━━━ Recorded data
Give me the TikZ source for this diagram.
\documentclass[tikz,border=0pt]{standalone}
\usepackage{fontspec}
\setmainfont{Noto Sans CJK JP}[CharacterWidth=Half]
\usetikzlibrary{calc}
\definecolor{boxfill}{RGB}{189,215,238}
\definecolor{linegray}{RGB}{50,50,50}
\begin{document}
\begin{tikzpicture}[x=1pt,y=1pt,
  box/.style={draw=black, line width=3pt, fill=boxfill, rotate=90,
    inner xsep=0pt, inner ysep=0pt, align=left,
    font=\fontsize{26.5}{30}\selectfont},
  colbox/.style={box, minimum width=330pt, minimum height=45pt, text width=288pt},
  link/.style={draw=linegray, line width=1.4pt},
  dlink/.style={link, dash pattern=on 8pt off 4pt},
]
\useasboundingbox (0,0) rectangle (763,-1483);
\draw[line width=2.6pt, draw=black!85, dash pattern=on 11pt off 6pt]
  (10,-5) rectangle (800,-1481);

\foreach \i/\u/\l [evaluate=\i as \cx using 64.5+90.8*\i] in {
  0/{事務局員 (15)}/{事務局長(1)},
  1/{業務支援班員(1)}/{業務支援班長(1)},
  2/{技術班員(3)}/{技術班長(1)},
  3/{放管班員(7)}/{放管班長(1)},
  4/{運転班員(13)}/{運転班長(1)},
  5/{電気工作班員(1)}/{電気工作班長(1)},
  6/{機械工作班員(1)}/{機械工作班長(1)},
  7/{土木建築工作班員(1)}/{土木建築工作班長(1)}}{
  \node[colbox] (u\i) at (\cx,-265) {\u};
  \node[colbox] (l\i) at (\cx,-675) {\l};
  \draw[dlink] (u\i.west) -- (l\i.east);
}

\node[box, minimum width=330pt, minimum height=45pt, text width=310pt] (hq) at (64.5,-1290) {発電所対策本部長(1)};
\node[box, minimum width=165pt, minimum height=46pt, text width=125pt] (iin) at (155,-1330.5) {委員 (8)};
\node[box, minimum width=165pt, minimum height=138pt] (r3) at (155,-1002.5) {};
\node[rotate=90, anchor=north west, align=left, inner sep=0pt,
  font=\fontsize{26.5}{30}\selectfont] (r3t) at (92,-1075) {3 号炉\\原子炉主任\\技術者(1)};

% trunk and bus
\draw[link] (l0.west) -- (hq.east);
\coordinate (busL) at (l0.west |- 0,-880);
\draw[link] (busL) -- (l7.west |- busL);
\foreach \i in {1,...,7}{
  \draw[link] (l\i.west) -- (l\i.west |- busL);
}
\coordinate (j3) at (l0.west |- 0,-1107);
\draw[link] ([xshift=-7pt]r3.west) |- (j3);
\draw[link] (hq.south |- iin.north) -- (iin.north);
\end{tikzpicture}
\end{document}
━━━━━━
━━━ Recorded data
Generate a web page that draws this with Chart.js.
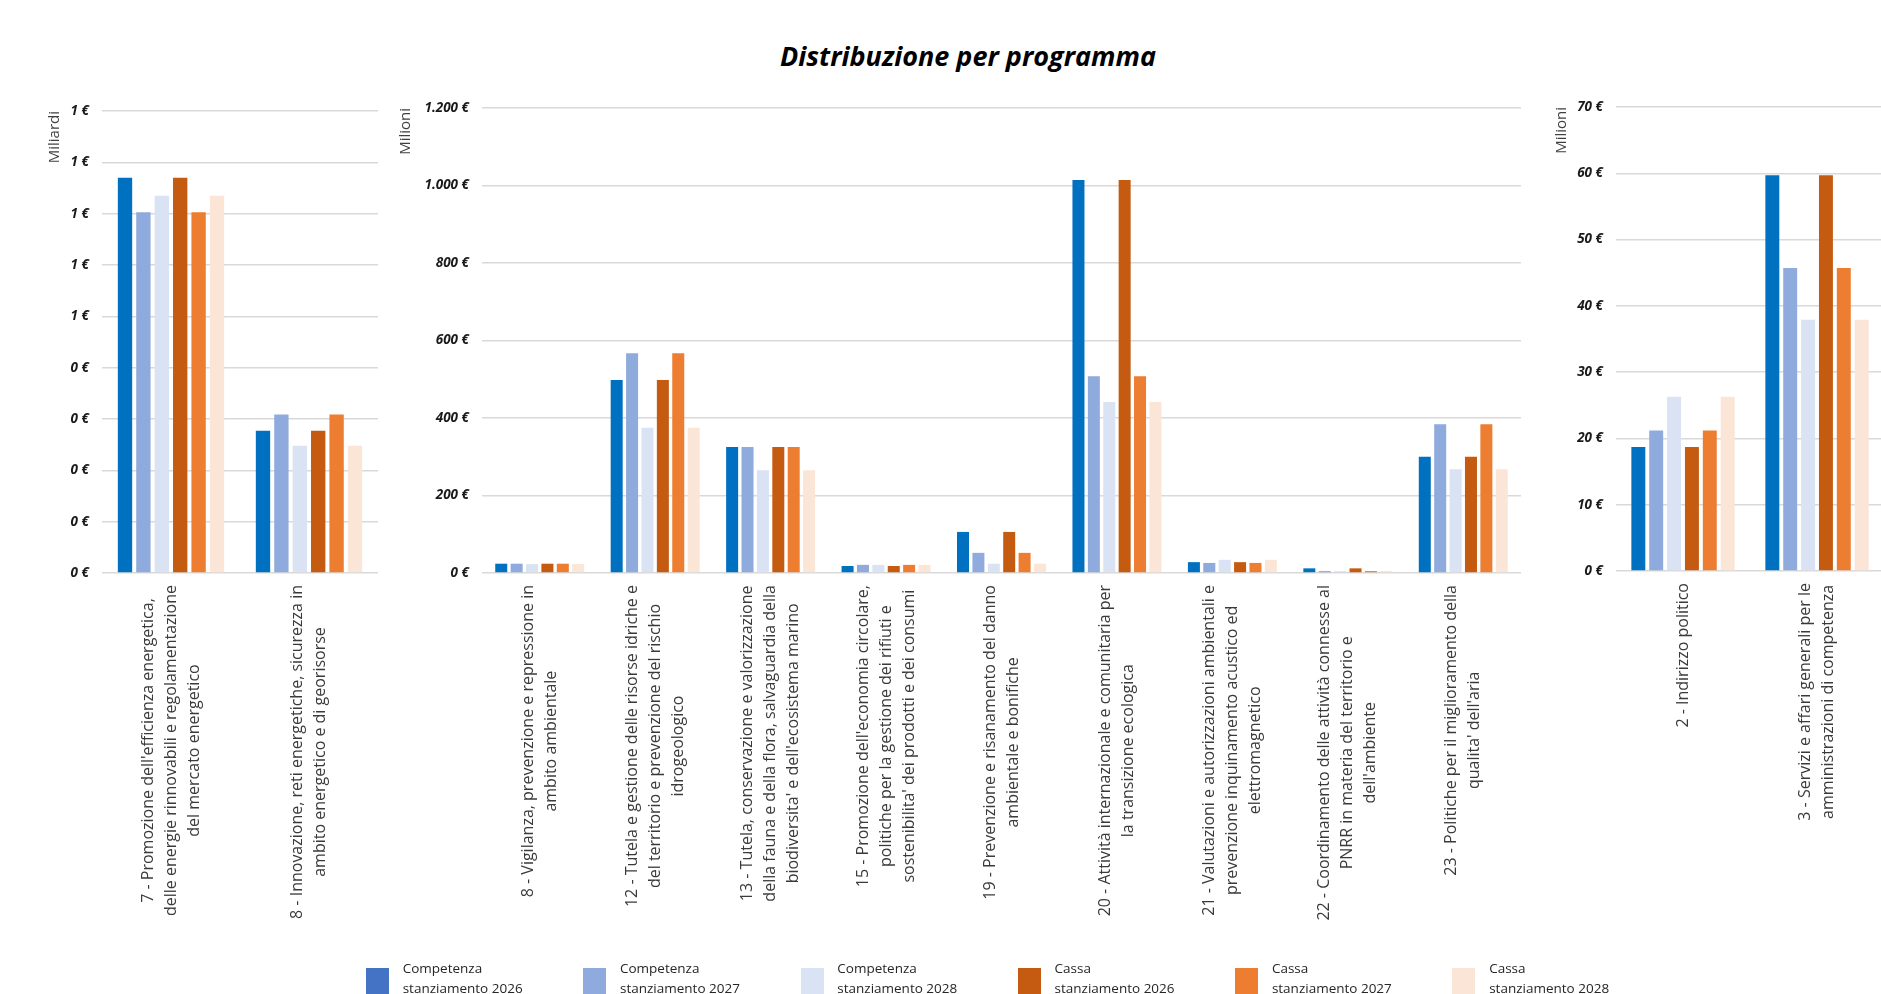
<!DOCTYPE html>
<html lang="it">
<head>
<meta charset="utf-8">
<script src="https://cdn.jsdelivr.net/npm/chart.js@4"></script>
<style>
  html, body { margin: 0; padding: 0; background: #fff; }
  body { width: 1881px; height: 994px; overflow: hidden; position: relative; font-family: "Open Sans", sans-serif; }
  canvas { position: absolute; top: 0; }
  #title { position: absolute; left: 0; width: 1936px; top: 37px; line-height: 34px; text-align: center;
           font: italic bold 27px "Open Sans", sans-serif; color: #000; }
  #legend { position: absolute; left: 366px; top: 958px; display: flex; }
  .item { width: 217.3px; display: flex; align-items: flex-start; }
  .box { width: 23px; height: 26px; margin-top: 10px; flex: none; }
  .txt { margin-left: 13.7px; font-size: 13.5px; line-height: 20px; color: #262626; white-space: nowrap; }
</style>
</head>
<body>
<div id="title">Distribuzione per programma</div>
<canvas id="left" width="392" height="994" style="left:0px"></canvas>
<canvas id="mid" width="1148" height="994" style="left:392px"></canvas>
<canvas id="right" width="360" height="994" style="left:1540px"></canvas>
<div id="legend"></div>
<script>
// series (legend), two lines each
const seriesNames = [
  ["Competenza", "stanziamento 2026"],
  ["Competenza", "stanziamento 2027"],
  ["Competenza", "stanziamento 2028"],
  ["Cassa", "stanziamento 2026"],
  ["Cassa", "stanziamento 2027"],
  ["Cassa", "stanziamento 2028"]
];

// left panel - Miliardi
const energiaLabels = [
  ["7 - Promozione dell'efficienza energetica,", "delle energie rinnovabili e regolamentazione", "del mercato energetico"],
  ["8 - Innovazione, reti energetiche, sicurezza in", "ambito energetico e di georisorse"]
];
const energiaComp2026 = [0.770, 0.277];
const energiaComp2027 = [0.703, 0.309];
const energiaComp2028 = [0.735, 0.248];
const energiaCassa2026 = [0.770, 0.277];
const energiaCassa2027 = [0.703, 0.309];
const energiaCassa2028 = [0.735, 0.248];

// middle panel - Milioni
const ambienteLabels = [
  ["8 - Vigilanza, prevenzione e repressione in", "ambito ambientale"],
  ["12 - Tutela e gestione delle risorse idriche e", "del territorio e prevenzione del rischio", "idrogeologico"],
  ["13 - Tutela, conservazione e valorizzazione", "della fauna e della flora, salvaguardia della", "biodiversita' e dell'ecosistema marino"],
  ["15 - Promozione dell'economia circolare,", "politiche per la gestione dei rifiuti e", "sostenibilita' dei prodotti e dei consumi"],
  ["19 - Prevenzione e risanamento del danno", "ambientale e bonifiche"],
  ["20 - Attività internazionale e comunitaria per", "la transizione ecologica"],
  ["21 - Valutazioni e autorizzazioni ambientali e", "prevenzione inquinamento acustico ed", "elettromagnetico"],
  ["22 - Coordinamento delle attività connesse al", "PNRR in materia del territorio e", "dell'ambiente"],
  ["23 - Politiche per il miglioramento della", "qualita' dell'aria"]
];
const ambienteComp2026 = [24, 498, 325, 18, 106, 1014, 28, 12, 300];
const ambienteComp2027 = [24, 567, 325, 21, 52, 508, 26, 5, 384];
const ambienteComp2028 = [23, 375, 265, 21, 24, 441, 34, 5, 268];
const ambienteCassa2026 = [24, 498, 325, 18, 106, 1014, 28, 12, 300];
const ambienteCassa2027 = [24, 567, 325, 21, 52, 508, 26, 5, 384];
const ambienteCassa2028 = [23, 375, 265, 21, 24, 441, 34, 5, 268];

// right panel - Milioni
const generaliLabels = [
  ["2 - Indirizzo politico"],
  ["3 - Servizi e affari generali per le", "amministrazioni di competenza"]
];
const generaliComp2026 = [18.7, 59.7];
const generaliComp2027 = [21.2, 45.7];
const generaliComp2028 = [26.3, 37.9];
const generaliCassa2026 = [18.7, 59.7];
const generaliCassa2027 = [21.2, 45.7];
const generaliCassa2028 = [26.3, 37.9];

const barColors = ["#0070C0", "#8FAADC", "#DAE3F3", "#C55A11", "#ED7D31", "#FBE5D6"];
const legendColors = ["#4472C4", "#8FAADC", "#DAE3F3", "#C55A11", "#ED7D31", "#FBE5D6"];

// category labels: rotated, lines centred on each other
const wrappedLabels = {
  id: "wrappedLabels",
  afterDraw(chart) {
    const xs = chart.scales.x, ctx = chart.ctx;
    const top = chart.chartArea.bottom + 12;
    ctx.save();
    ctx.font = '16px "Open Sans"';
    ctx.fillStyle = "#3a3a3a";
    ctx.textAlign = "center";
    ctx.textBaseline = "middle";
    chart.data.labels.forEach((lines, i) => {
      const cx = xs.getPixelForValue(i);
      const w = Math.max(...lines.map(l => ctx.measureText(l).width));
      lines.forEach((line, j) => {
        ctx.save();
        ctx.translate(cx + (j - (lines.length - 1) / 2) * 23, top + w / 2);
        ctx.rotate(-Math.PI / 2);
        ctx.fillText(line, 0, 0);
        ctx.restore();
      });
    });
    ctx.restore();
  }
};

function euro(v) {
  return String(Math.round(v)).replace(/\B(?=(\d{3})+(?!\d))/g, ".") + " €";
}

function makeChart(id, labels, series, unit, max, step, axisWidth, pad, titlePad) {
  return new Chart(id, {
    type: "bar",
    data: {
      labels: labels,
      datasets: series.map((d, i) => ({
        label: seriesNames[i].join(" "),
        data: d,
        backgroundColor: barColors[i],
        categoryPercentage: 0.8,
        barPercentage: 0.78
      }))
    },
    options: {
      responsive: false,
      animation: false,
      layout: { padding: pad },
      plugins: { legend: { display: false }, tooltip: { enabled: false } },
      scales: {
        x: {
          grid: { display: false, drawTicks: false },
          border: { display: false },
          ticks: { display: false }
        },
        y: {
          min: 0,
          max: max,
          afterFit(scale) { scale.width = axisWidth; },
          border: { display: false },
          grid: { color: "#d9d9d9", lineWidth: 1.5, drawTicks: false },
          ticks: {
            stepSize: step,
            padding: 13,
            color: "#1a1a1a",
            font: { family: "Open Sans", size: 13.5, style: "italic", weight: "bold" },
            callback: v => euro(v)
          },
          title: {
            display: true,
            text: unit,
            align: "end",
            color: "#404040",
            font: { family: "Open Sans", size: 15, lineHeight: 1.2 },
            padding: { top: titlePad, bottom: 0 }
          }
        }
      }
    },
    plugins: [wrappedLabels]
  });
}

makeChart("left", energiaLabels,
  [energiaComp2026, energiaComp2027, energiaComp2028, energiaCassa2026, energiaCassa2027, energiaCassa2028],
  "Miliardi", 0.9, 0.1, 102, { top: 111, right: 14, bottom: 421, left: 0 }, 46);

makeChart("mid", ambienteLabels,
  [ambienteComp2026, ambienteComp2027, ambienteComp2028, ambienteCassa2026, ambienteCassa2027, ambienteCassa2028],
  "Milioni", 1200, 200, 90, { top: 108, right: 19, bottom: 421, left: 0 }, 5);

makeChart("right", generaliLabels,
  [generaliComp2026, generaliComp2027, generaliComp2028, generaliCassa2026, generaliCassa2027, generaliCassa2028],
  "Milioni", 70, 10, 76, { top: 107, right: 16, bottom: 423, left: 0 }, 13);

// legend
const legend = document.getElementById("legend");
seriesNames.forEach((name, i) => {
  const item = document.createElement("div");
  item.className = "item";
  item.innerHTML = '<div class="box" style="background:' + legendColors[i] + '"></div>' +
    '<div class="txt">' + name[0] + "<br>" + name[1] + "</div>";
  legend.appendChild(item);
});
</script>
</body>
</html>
━━━━━━
Work to be completed> Look above for lines with the word "this" and copy them all.

Problem solution>
Give me the TikZ source for this diagram.
Generate a web page that draws this with Chart.js.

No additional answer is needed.